Reinsurance: Result of €4,880m
The reinsurance field of business contributed €4,880m (3,876m) to the net result in the 2024 financial year, of which €887m (926m) was in Q4. The original full-year target of €4.2bn was thus surpassed. Insurance revenue from insurance contracts issued rose to €40,034m (37,786m). The total technical result increased to €6,933m (5,402m) and the operating result climbed to €6,955m (4,738m).
Life and health reinsurance generated a total technical result of €2,104m (1,433m) in 2024, thus substantially outperforming its target of €1.45bn. The net result in life and health reinsurance increased to €1,681m (1,428m). Insurance revenue from insurance contracts issued improved to €11,767m (10,725m).
The result in the property-casualty reinsurance segment went up to €3,199m (2,448m) and insurance revenue from insurance contracts issued rose to €28,267m (27,061m). The combined ratio improved to 82.4% (85.2%) of net insurance revenue; the normalised combined ratio was 82.0%.
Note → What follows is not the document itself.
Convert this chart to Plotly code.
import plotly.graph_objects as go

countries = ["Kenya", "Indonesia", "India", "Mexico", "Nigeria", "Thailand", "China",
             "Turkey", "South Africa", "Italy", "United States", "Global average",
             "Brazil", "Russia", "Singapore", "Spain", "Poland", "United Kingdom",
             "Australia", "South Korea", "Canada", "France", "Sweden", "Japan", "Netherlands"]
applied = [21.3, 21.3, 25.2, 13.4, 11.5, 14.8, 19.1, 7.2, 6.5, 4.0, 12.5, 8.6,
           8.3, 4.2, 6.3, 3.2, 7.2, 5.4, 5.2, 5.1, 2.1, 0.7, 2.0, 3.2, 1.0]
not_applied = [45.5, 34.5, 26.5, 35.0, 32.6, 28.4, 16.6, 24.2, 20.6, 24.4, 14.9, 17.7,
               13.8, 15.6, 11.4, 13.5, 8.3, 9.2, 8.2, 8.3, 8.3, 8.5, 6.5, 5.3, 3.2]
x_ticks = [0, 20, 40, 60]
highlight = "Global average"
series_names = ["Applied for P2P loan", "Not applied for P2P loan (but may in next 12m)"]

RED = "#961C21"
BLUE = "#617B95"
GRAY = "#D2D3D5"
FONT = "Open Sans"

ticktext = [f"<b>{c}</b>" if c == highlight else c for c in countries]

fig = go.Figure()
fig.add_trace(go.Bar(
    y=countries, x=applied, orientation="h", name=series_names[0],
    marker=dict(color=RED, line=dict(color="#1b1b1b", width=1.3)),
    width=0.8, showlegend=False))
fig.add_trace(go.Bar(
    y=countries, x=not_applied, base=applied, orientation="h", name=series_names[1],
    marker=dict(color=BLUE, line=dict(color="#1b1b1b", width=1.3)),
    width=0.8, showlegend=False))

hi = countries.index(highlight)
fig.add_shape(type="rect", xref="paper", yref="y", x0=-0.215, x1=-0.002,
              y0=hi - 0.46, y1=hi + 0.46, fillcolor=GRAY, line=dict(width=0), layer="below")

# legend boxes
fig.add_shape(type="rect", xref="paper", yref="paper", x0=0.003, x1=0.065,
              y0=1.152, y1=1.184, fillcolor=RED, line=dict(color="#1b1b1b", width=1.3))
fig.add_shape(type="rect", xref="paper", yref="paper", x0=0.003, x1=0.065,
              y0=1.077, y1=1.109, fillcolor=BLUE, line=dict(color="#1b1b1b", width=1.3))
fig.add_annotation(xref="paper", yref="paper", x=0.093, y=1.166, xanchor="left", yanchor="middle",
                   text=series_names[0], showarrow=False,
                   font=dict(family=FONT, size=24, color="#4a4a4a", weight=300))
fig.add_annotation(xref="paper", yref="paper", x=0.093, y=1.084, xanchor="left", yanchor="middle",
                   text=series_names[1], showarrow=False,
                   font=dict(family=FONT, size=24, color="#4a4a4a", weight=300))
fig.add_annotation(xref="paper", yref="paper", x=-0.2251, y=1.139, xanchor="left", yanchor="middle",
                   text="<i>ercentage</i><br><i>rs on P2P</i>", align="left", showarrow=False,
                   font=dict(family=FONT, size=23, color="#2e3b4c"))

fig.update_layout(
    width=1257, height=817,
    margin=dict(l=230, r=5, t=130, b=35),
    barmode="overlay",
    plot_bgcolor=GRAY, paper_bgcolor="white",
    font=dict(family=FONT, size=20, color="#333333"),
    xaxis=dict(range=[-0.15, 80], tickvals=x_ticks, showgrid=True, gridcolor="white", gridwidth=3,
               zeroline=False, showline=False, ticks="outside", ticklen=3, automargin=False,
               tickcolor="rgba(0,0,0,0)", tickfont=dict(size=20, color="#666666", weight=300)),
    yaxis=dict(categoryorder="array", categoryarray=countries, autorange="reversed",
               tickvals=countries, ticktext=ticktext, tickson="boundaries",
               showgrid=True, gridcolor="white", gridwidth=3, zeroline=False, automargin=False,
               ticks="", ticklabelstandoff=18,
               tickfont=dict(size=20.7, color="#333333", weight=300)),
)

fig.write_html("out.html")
Overall claims expenditure resulting from major losses totalled €3,885m (3,278m) in the reporting year, of which €670m (873m) was in Q4. These figures include gains and losses from the run-off of major losses from previous years. Major-loss expenditure corresponded to 14.3% (12.6%) of net insurance revenue in the financial year – which was slightly higher than the expected value of 14%, though the Q4 figure of 9.7% (13.0%) was lower. Man-made major losses amounted to €1,241m (943m). Major-loss expenditure for natural catastrophes rose to €2,644m (2,335m). The major-loss figures above take account of the effects from discounting and risk adjustment. Hurricane Helene, which caused severe damage in the southeastern United States and approximately €0.5bn in losses, amounted to Munich Re’s most expensive single claims event in 2024; expenditure of €0.4bn made Hurricane Milton the costliest Q4 claims event. In addition, there were numerous flood, thunderstorm and storm events, particularly in North America, the Caribbean and Europe.
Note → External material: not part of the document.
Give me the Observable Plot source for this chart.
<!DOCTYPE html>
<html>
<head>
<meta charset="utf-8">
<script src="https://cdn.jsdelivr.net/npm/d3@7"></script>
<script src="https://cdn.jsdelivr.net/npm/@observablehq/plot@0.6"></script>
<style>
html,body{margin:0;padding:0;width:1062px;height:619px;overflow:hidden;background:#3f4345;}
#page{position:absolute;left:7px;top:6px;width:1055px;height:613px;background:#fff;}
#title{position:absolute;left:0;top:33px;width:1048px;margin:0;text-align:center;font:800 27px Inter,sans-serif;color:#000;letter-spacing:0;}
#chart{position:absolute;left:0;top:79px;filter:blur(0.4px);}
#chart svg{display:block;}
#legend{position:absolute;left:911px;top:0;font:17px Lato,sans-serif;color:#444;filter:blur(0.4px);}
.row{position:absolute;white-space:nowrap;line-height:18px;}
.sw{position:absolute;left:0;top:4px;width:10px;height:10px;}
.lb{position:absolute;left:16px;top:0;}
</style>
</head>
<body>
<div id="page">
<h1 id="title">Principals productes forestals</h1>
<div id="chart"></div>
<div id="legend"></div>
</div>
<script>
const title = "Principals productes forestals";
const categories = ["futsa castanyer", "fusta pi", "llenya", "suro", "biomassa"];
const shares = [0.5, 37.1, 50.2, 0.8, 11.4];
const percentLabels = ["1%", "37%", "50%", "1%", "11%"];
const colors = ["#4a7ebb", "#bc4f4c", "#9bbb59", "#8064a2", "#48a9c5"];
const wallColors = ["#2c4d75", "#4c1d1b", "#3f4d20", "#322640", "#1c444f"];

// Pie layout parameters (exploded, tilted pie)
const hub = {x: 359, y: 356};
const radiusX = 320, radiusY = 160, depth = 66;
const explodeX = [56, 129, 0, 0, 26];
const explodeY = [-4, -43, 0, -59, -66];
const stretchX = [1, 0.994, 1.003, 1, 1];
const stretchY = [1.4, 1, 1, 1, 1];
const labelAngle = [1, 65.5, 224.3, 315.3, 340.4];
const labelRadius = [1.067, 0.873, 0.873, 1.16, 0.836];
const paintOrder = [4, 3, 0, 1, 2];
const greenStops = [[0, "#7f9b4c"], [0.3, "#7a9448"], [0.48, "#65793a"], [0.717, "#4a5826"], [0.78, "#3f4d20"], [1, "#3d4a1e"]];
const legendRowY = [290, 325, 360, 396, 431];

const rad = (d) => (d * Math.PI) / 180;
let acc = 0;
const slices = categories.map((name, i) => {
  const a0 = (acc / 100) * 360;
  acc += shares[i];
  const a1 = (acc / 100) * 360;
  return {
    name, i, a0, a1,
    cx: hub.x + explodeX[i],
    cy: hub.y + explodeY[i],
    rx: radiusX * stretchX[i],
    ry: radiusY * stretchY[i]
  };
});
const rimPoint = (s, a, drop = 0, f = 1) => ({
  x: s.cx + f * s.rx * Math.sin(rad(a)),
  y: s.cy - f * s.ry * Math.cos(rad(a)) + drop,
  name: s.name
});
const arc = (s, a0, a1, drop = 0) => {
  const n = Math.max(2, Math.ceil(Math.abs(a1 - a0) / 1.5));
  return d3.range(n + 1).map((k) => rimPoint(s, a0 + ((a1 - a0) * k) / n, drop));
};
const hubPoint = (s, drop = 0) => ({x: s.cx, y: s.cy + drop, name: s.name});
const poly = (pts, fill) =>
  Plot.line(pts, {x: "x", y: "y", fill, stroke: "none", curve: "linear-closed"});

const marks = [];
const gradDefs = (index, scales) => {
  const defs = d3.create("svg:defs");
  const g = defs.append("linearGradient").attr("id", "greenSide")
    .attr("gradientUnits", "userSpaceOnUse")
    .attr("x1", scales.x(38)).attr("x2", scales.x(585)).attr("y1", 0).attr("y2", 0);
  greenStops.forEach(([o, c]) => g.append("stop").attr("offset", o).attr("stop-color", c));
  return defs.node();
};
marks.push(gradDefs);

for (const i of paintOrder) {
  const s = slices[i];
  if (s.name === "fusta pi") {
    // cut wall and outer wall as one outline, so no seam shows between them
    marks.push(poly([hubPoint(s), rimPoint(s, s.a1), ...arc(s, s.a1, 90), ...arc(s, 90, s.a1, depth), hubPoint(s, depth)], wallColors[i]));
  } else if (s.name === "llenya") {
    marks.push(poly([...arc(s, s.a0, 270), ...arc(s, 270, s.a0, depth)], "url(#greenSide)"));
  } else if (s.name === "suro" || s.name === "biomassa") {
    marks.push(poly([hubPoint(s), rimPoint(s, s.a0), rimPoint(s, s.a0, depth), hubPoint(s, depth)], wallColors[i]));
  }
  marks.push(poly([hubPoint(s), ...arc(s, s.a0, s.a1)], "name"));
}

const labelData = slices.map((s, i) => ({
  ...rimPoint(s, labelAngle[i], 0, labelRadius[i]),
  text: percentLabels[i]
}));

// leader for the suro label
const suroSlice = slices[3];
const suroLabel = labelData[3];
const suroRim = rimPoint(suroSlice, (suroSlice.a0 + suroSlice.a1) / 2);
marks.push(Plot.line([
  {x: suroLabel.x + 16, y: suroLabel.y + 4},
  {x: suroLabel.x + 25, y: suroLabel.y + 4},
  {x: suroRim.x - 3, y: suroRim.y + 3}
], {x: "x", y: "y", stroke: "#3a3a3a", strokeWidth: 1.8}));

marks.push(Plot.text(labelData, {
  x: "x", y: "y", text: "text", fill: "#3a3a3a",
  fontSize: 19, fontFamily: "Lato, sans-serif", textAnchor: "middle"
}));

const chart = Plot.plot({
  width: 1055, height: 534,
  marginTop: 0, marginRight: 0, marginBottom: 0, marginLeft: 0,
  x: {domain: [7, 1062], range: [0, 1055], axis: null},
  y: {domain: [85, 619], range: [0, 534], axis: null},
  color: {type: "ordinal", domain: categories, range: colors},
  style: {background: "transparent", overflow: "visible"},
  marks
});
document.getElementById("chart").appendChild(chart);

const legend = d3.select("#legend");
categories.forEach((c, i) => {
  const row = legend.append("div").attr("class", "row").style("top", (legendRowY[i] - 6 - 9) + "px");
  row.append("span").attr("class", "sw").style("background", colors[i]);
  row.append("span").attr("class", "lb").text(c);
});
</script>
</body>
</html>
Events after the balance sheet date
Although it is not yet possible to accurately estimate the losses caused by the devastating wildfires in Los Angeles in January 2025, they were clearly the most substantial wildfire losses in the history of the insurance industry. Munich Re anticipates claims expenditure here to total about €1.2bn for property-casualty reinsurance and Global Specialty Insurance. At this early stage, this estimate is subject to a high degree of uncertainty owing to the complexity of the losses incurred.
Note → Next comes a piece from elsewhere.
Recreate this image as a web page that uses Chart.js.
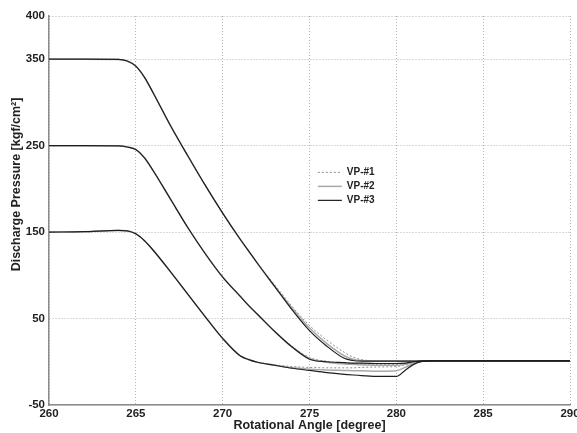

Renewals as at 1 January 2025
In the reinsurance renewals as at 1 January 2025, Munich Re’s volume of business written declined slightly by 2.4% to €15.6bn. We consistently discontinued business that did not meet our expectations with regard to prices or terms and conditions. Thanks to our close relationships with clients and our sought-after expertise, we tapped into attractive business opportunities – including the expansion of existing client relationships and new business. It was possible to maintain the high quality of our portfolio thanks to stable or improved contractual terms and conditions.
Around two-thirds of non-life reinsurance treaty business was renewed – with a focus on Europe, the United States and global business.
Price development was stable overall, and for the most part compensated for the higher loss estimates in some areas, which were caused primarily by inflation and other loss trends. Primary insurance prices also increased in many markets, with Munich Re benefiting as regards proportional reinsurance contracts. Overall, the good price level of Munich Re’s portfolio was maintained, with a slight decrease of 0.6%. This figure is, as always, fully risk-adjusted. In other words, price increases are offset if they are associated with increased risk and, consequently, elevated loss expectations.
Despite market pressure increasing slightly in the most recent renewal round, Munich Re expects the environment to remain positive in the upcoming April and July renewal rounds – with the attractive price levels and improved terms and conditions largely being upheld. It is worth emphasising that recent claims attributable to natural disasters are clearly impeding a softening of prices.